Siamo al terzo capitolo della saga di John Wick, come sempre diretta da Chad Stahelski: la taglia sulla testa dell’uomo più ricercato d’America non fa che aumentare con la progressione della storia, prima due milioni, poi sette, ora quattordici. Ma i nemici che John Wick (Keanu Reeves) affronta sono sempre gli stessi, sicari assoldati dalla Gran Tavola delle mafie mondiali. Orientali, italiani, russi, poco conta, tutti vogliono la sua morte e a New York, sotto la pioggia battente, e sembra che tutti parlino una nuova lingua, usino i simboli di una nuova cultura, fatta di pegni, monete d’oro, lasciapassare crociati. Tutto per una cane, ed una Mustang. Nel corso dei tre episodi non c’è nessuna reale evoluzione, John Wick uccide e scappa da tutti nello stesso modo, con Helen stella fissa delle sue scelte, sia quando cerca lo scontro, sia quando cerca di tirarsi fuori dal “servizio”, a cui è costretto dai membri della Gran Tavola. L’uomo che uccise tre uomini con una sola matita, questa volta, però, è davvero disperato: non gli basta combattere, bisogna avere i contatti giusti, persone pronte a garantire per lui o che nei suoi confronti siano debitrici ed insieme evitare quelle sbagliate: la giudicatrice e i pascià mediorientali. Il boss questa volta non è uno, e non tutto è come sembra. Due le figure femminili: la prima è la direttrice bielorussa (Anjelica Houston), algida, potente, madre di tutti quei ragazzi venuti dall’Est, e madre simbolica anche di John. L’altra donna, Sofia, è la regina di Casablanca, interpretata da Halle Berry, sensuale, ma non per John, non con John. Ha una storia dolorosa e oscura, una figlia che non vede e che protegge, ma le vere dinamiche sono a noi nascoste (che sia un espediente per prepararci al quarto capitolo?).

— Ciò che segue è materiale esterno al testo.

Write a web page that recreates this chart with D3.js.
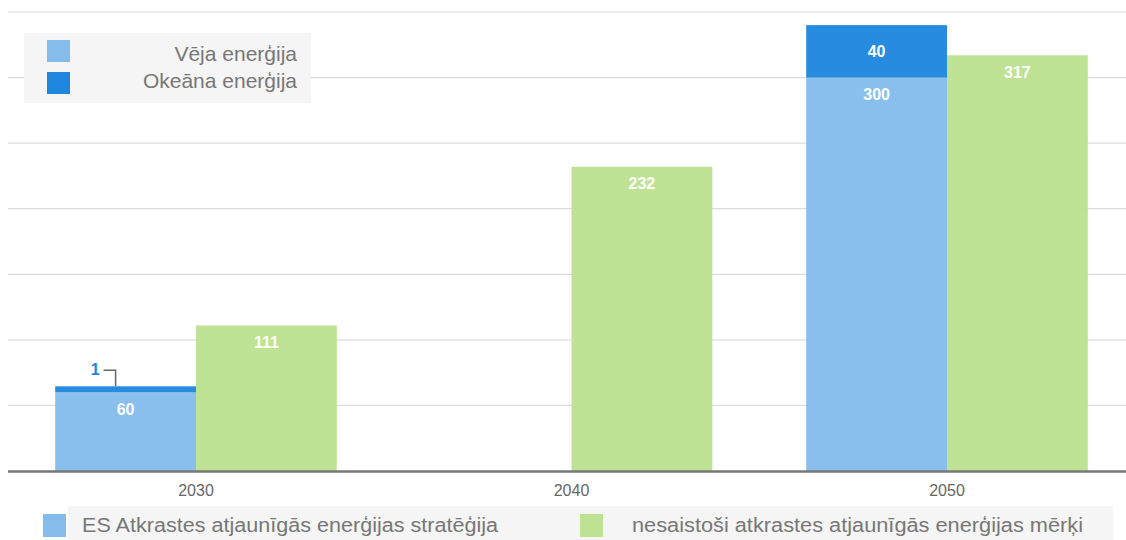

Nemmeno Halle Berry, regina del deserto, difesa da due cani aggressivi quanto fedeli, nei suoi neri e lunghi pantaloni in pelle riesce a trasformare John Wick in un dongiovanni, un ammaliatore, un seduttore. Eppure lungi dall’essere drammatico, questo terzo episodio è più divertente e più violento (oltre che più lungo) dei precedenti due. Combattimenti si succedono senza sosta, senza alcun timore di ostentare un’eccessiva violenza: nessun mezzo è escluso per combattere e per sopravvivere. Sono validi proiettili perforanti e sono necessari dita mozzate e automutilazioni: tutto è lecito, John Wick viene investito più volte (anche se ai combattimenti in macchina ci aveva già abituati nel secondo episodio), sale a bordo di moto, di cavalli, si rifugia in una stalla a New York (una delle tante stalle della Grande Mela?) e combatte disarmato, con i coltelli, con pistole costruite con le sue mani (e non è un’iperbole). Fin dai primi due capitoli John Wick non è un eroe americano, e non vuole esserlo (di certo non ricorda Channing Tatum in White House Down): non è l’ex marine o l’agente dei servizi segreti che salva la nazione, combatte per ideali patriottici, mettendo la salvezza degli Stati Uniti davanti alla sua. Non ci sono magliette strappate, sudore, pettorali in mostra. Il suo completo nero, fatto su misura da mani di sarti italiani, non ha niente di James Bond (meno patriottico, ma pur sempre agente con licenza di uccidere). John Wick combatte solo per se stesso, i propri motivi e i propri fini. Eppure è facile tifare per lui: per un motivo molto banale, il primo capitolo ce lo presente come un uomo innocuo, che reagisce solo se provocato. Il film è divertente, in alcuni tratti esagerato, esonda: eccessi macabri, dialoghi surreali, assurde, senza contare le citazioni latine e dantesche e le note dell’estate di Vivaldi che inondano le ampie stanze del Continental a presagire il massacro. Una nota positiva: la trama, più complessa, meno scontata (soprattutto se confrontiamo il terzo capitolo con il primo). In un futuro eventuale potrebbe godere di maggiore spazio il Bowery King, interpretato da Laurence Fishburne (spiace dirlo, ma la somiglianza con la donna dei piccioni, Brenda Fricker, in Mamma ho perso l’aereo 2, è innegabile).
Per chi avesse qualche dubbio, gli sceneggiatori si sono lasciati ampio margine di ripresa: John Wick è ancora vivo, è ancora ricercato, ma questa volta, ha un alleato in più.